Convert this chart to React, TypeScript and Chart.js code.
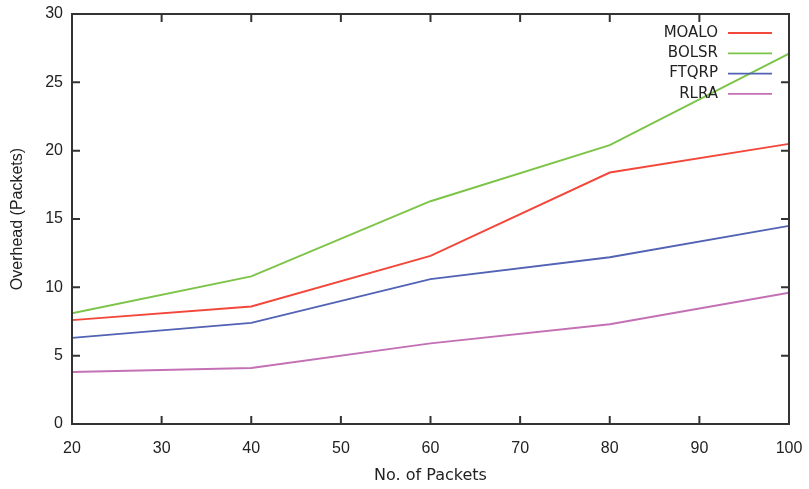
import React, { useEffect, useRef } from "react";
import { Chart, registerables } from "chart.js";

Chart.register(...registerables);

const xValues = [20, 40, 60, 80, 100];
const moalo = [7.6, 8.6, 12.3, 18.4, 20.5];
const bolsr = [8.1, 10.8, 16.3, 20.4, 27.1];
const ftqrp = [6.3, 7.4, 10.6, 12.2, 14.5];
const rlra = [3.8, 4.1, 5.9, 7.3, 9.6];
const seriesNames = ["MOALO", "BOLSR", "FTQRP", "RLRA"];
const seriesColors = ["#f2473a", "#7cc447", "#5262b4", "#c470b4"];

const frameColor = "#333333";

const framePlugin = {
  id: "gnuframe",
  afterDatasetsDraw(chart: any) {
    const { ctx, chartArea: a, scales } = chart;
    ctx.save();
    ctx.strokeStyle = frameColor;
    ctx.lineWidth = 2;
    ctx.strokeRect(a.left, a.top, a.right - a.left, a.bottom - a.top);
    const tl = 8;
    ctx.beginPath();
    scales.x.ticks.forEach((t: any) => {
      const px = scales.x.getPixelForValue(t.value);
      if (Math.abs(px - a.left) < 1 || Math.abs(px - a.right) < 1) return;
      ctx.moveTo(px, a.bottom);
      ctx.lineTo(px, a.bottom - tl);
      ctx.moveTo(px, a.top);
      ctx.lineTo(px, a.top + tl);
    });
    scales.y.ticks.forEach((t: any) => {
      const py = scales.y.getPixelForValue(t.value);
      if (Math.abs(py - a.top) < 1 || Math.abs(py - a.bottom) < 1) return;
      ctx.moveTo(a.left, py);
      ctx.lineTo(a.left + tl, py);
      ctx.moveTo(a.right, py);
      ctx.lineTo(a.right - tl, py);
    });
    ctx.stroke();

    // legend
    ctx.font = "15px 'DejaVu Sans'";
    ctx.textAlign = "right";
    ctx.textBaseline = "middle";
    chart.data.datasets.forEach((ds: any, i: number) => {
      const y = a.top + 19 + i * 20.3;
      ctx.fillStyle = "#222222";
      ctx.fillText(ds.label, a.right - 71, y);
      ctx.strokeStyle = ds.borderColor;
      ctx.lineWidth = 1.8;
      ctx.beginPath();
      ctx.moveTo(a.right - 61, y);
      ctx.lineTo(a.right - 17, y);
      ctx.stroke();
    });
    ctx.restore();
  },
};

export default function App() {
  const ref = useRef<HTMLCanvasElement>(null);
  useEffect(() => {
    document.body.style.margin = "0";
    const series = [moalo, bolsr, ftqrp, rlra];
    const chart = new Chart(ref.current!, {
      type: "line",
      data: {
        datasets: series.map((s, i) => ({
          label: seriesNames[i],
          data: s.map((v, j) => ({ x: xValues[j], y: v })),
          borderColor: seriesColors[i],
          backgroundColor: seriesColors[i],
          borderWidth: 1.9,
          pointRadius: 0,
          tension: 0,
          fill: false,
        })),
      },
      options: {
        responsive: false,
        animation: false,
        layout: { padding: { top: 14, right: 20, left: 0, bottom: 0 } },
        plugins: { legend: { display: false }, tooltip: { enabled: false } },
        scales: {
          x: {
            type: "linear",
            min: 20,
            max: 100,
            ticks: {
              stepSize: 10,
              padding: 15,
              color: "#222222",
              font: { family: "'Liberation Sans'", size: 16 },
            },
            grid: { display: false, drawTicks: false },
            border: { display: false },
            title: {
              display: true,
              text: "No. of Packets",
              color: "#222222",
              font: { family: "'DejaVu Sans'", size: 16 },
              padding: { top: 0, bottom: 4 },
            },
            afterFit: (s: any) => {
              s.height = 65;
              s.paddingRight = 0;
              s.paddingLeft = 0;
            },
          },
          y: {
            min: 0,
            max: 30,
            ticks: {
              stepSize: 5,
              padding: 9,
              color: "#222222",
              font: { family: "'Liberation Sans'", size: 16 },
            },
            grid: { display: false, drawTicks: false },
            border: { display: false },
            title: {
              display: true,
              text: "Overhead (Packets)",
              color: "#222222",
              font: { family: "'Liberation Sans'", size: 16 },
              padding: { top: 8, bottom: 0 },
            },
            afterFit: (s: any) => {
              s.width = 72;
              s.paddingTop = 0;
              s.paddingBottom = 0;
            },
          },
        },
      },
      plugins: [framePlugin],
    });
    return () => chart.destroy();
  }, []);
  return (
    <div style={{ width: 809, height: 489 }}>
      <canvas ref={ref} width={809} height={489} />
    </div>
  );
}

_ _ _

All of the lines above should be retyped precisely, apart from the pictures.

Convert this chart to React, TypeScript and Chart.js code.
import React, { useEffect, useRef } from "react";
import { Chart, registerables } from "chart.js";

Chart.register(...registerables);

const xValues = [20, 40, 60, 80, 100];
const moalo = [7.6, 8.6, 12.3, 18.4, 20.5];
const bolsr = [8.1, 10.8, 16.3, 20.4, 27.1];
const ftqrp = [6.3, 7.4, 10.6, 12.2, 14.5];
const rlra = [3.8, 4.1, 5.9, 7.3, 9.6];
const seriesNames = ["MOALO", "BOLSR", "FTQRP", "RLRA"];
const seriesColors = ["#f2473a", "#7cc447", "#5262b4", "#c470b4"];

const frameColor = "#333333";

const framePlugin = {
  id: "gnuframe",
  afterDatasetsDraw(chart: any) {
    const { ctx, chartArea: a, scales } = chart;
    ctx.save();
    ctx.strokeStyle = frameColor;
    ctx.lineWidth = 2;
    ctx.strokeRect(a.left, a.top, a.right - a.left, a.bottom - a.top);
    const tl = 8;
    ctx.beginPath();
    scales.x.ticks.forEach((t: any) => {
      const px = scales.x.getPixelForValue(t.value);
      if (Math.abs(px - a.left) < 1 || Math.abs(px - a.right) < 1) return;
      ctx.moveTo(px, a.bottom);
      ctx.lineTo(px, a.bottom - tl);
      ctx.moveTo(px, a.top);
      ctx.lineTo(px, a.top + tl);
    });
    scales.y.ticks.forEach((t: any) => {
      const py = scales.y.getPixelForValue(t.value);
      if (Math.abs(py - a.top) < 1 || Math.abs(py - a.bottom) < 1) return;
      ctx.moveTo(a.left, py);
      ctx.lineTo(a.left + tl, py);
      ctx.moveTo(a.right, py);
      ctx.lineTo(a.right - tl, py);
    });
    ctx.stroke();

    // legend
    ctx.font = "15px 'DejaVu Sans'";
    ctx.textAlign = "right";
    ctx.textBaseline = "middle";
    chart.data.datasets.forEach((ds: any, i: number) => {
      const y = a.top + 19 + i * 20.3;
      ctx.fillStyle = "#222222";
      ctx.fillText(ds.label, a.right - 71, y);
      ctx.strokeStyle = ds.borderColor;
      ctx.lineWidth = 1.8;
      ctx.beginPath();
      ctx.moveTo(a.right - 61, y);
      ctx.lineTo(a.right - 17, y);
      ctx.stroke();
    });
    ctx.restore();
  },
};

export default function App() {
  const ref = useRef<HTMLCanvasElement>(null);
  useEffect(() => {
    document.body.style.margin = "0";
    const series = [moalo, bolsr, ftqrp, rlra];
    const chart = new Chart(ref.current!, {
      type: "line",
      data: {
        datasets: series.map((s, i) => ({
          label: seriesNames[i],
          data: s.map((v, j) => ({ x: xValues[j], y: v })),
          borderColor: seriesColors[i],
          backgroundColor: seriesColors[i],
          borderWidth: 1.9,
          pointRadius: 0,
          tension: 0,
          fill: false,
        })),
      },
      options: {
        responsive: false,
        animation: false,
        layout: { padding: { top: 14, right: 20, left: 0, bottom: 0 } },
        plugins: { legend: { display: false }, tooltip: { enabled: false } },
        scales: {
          x: {
            type: "linear",
            min: 20,
            max: 100,
            ticks: {
              stepSize: 10,
              padding: 15,
              color: "#222222",
              font: { family: "'Liberation Sans'", size: 16 },
            },
            grid: { display: false, drawTicks: false },
            border: { display: false },
            title: {
              display: true,
              text: "No. of Packets",
              color: "#222222",
              font: { family: "'DejaVu Sans'", size: 16 },
              padding: { top: 0, bottom: 4 },
            },
            afterFit: (s: any) => {
              s.height = 65;
              s.paddingRight = 0;
              s.paddingLeft = 0;
            },
          },
          y: {
            min: 0,
            max: 30,
            ticks: {
              stepSize: 5,
              padding: 9,
              color: "#222222",
              font: { family: "'Liberation Sans'", size: 16 },
            },
            grid: { display: false, drawTicks: false },
            border: { display: false },
            title: {
              display: true,
              text: "Overhead (Packets)",
              color: "#222222",
              font: { family: "'Liberation Sans'", size: 16 },
              padding: { top: 8, bottom: 0 },
            },
            afterFit: (s: any) => {
              s.width = 72;
              s.paddingTop = 0;
              s.paddingBottom = 0;
            },
          },
        },
      },
      plugins: [framePlugin],
    });
    return () => chart.destroy();
  }, []);
  return (
    <div style={{ width: 809, height: 489 }}>
      <canvas ref={ref} width={809} height={489} />
    </div>
  );
}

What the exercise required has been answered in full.